(Source code of charts)
————————
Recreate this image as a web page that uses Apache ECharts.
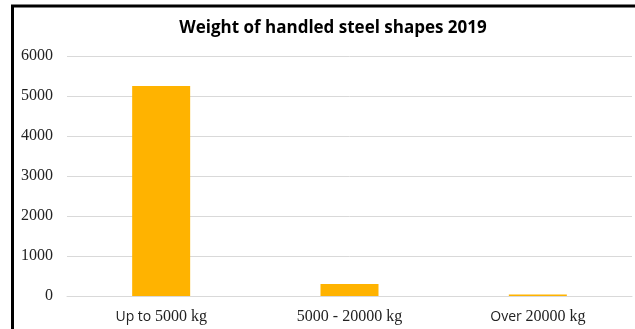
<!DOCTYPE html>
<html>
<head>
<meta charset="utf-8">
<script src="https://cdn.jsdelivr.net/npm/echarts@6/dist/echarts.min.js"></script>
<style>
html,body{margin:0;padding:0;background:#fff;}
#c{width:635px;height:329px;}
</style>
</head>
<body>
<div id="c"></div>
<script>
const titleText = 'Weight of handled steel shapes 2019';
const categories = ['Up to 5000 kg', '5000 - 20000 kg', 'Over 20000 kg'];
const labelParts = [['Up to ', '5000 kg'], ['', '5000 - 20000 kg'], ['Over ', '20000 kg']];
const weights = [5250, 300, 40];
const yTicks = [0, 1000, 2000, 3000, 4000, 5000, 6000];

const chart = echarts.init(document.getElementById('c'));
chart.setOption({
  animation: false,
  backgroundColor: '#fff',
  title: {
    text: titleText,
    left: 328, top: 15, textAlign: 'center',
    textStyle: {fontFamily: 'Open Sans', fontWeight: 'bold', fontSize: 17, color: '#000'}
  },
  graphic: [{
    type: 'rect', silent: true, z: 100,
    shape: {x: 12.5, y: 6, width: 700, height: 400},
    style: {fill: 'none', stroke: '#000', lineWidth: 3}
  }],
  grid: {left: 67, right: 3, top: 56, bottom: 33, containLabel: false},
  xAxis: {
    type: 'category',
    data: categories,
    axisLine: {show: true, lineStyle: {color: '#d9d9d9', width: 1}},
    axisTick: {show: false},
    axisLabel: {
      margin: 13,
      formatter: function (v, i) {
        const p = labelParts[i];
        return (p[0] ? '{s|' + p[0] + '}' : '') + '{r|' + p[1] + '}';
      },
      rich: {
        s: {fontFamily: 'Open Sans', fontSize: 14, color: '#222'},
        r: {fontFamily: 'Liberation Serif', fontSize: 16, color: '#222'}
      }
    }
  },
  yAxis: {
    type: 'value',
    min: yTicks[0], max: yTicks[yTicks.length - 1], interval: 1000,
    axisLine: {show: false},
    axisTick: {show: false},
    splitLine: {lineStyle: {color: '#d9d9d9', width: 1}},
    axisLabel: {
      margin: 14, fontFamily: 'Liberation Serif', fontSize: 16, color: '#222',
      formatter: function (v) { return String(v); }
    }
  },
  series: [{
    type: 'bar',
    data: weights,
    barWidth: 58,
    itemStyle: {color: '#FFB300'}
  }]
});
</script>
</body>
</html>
————————
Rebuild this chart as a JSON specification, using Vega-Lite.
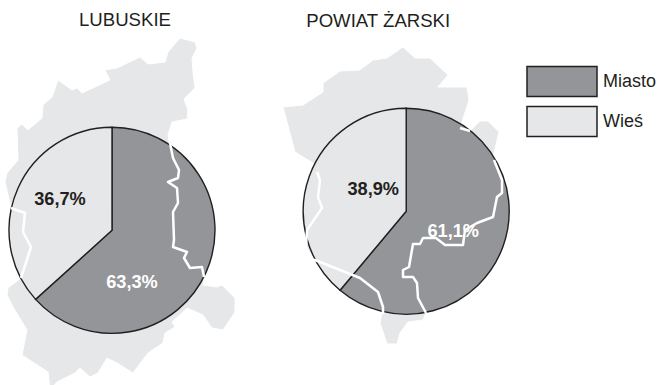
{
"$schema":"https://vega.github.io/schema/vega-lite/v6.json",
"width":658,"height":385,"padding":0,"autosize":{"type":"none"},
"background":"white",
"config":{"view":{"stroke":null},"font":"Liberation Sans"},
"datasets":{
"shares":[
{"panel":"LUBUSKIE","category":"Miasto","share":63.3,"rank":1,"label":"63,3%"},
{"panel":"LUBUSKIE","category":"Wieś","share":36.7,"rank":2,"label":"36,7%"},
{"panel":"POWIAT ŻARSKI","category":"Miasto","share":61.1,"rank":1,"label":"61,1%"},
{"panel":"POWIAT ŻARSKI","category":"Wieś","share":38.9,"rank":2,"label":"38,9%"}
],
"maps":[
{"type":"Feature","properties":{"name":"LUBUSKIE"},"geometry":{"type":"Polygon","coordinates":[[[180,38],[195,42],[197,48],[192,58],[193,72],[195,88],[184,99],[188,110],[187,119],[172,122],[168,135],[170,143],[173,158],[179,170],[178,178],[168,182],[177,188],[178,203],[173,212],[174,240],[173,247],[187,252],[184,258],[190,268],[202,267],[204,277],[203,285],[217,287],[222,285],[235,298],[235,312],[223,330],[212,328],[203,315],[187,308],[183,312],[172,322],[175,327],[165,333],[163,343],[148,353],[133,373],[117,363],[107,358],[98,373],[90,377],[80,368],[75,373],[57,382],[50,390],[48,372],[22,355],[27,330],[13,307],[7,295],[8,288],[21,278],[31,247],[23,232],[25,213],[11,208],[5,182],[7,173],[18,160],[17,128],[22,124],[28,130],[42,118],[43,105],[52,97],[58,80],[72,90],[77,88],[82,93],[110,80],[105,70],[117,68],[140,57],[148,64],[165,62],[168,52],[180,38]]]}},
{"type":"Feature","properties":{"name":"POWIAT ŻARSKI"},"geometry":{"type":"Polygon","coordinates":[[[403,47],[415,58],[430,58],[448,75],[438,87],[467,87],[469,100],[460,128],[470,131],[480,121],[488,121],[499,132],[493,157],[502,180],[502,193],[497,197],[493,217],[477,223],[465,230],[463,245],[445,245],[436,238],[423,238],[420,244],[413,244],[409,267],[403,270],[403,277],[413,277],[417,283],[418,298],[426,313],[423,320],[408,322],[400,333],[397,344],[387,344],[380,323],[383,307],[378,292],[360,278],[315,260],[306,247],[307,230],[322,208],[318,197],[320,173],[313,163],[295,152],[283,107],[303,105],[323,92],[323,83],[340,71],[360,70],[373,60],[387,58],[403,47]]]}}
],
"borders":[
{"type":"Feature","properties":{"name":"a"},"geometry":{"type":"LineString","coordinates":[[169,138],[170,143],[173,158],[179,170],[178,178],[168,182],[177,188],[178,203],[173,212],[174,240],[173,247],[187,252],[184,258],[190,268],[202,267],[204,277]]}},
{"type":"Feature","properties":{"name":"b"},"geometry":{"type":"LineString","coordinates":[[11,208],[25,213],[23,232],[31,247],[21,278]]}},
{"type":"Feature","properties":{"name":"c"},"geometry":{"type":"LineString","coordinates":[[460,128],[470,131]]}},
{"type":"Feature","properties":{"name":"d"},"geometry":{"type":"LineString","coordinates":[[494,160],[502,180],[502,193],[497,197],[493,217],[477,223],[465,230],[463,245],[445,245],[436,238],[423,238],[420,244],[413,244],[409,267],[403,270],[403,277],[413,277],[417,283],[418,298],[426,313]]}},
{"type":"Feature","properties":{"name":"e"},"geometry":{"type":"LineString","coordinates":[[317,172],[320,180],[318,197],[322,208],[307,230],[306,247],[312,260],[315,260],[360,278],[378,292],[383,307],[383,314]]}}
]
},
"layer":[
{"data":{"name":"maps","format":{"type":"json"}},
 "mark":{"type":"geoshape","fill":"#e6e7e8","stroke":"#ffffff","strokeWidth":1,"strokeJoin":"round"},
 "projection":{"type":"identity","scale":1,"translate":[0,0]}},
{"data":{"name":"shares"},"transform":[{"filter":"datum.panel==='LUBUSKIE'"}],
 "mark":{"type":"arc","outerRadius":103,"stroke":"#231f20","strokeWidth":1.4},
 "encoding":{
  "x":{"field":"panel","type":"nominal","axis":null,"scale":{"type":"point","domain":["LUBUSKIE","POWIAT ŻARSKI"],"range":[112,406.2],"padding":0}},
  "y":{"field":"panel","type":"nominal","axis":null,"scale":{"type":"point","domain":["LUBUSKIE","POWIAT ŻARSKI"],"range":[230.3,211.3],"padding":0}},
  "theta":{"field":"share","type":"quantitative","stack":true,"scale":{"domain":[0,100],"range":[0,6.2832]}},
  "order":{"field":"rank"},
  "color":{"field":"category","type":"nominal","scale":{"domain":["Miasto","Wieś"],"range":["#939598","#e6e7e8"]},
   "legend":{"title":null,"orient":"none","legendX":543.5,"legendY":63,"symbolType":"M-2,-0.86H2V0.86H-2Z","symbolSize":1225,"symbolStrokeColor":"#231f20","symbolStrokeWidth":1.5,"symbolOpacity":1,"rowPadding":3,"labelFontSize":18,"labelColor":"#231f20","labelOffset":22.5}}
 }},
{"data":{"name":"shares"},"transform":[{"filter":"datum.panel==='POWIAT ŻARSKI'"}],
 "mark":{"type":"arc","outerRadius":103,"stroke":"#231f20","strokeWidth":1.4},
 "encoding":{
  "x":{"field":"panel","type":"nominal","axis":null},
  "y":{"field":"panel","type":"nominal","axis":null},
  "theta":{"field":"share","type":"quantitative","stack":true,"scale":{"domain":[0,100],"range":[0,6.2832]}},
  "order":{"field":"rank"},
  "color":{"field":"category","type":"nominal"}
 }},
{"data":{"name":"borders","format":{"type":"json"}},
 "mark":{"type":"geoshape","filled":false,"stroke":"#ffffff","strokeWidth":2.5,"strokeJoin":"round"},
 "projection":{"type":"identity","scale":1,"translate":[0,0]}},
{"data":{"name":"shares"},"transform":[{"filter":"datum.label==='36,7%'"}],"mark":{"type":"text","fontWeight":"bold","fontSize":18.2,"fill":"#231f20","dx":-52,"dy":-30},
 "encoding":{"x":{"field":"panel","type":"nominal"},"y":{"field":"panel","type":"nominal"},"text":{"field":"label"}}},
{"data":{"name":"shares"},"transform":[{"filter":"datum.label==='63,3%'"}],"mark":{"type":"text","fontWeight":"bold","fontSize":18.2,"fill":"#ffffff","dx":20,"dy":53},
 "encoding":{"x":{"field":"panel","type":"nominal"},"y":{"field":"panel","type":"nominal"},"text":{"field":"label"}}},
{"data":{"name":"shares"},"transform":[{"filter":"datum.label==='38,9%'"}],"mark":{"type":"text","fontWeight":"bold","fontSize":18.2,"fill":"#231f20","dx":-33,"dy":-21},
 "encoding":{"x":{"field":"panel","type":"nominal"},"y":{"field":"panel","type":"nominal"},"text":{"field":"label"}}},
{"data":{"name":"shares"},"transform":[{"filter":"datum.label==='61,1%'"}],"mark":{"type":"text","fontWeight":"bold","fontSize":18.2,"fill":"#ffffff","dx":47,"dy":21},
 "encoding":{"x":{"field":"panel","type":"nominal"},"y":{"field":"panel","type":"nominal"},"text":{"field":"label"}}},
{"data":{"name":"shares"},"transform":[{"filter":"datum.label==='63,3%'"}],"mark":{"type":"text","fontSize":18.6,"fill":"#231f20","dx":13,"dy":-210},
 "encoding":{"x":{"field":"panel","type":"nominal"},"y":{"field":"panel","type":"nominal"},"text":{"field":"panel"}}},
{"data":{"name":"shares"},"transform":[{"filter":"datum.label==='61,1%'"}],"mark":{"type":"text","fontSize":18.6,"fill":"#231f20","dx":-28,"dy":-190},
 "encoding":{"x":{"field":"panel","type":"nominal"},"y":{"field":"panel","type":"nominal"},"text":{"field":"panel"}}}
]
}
————————
Your task is to quote, unchanged, only the lines from the line bearing "Recreate this image" through the line bearing "const yTicks = [0, 1000, 2000, 3000, 4000, 5000, 6000];"; the pictures are not part of the copy.

Recreate this image as a web page that uses Apache ECharts.
<!DOCTYPE html>
<html>
<head>
<meta charset="utf-8">
<script src="https://cdn.jsdelivr.net/npm/echarts@6/dist/echarts.min.js"></script>
<style>
html,body{margin:0;padding:0;background:#fff;}
#c{width:635px;height:329px;}
</style>
</head>
<body>
<div id="c"></div>
<script>
const titleText = 'Weight of handled steel shapes 2019';
const categories = ['Up to 5000 kg', '5000 - 20000 kg', 'Over 20000 kg'];
const labelParts = [['Up to ', '5000 kg'], ['', '5000 - 20000 kg'], ['Over ', '20000 kg']];
const weights = [5250, 300, 40];
const yTicks = [0, 1000, 2000, 3000, 4000, 5000, 6000];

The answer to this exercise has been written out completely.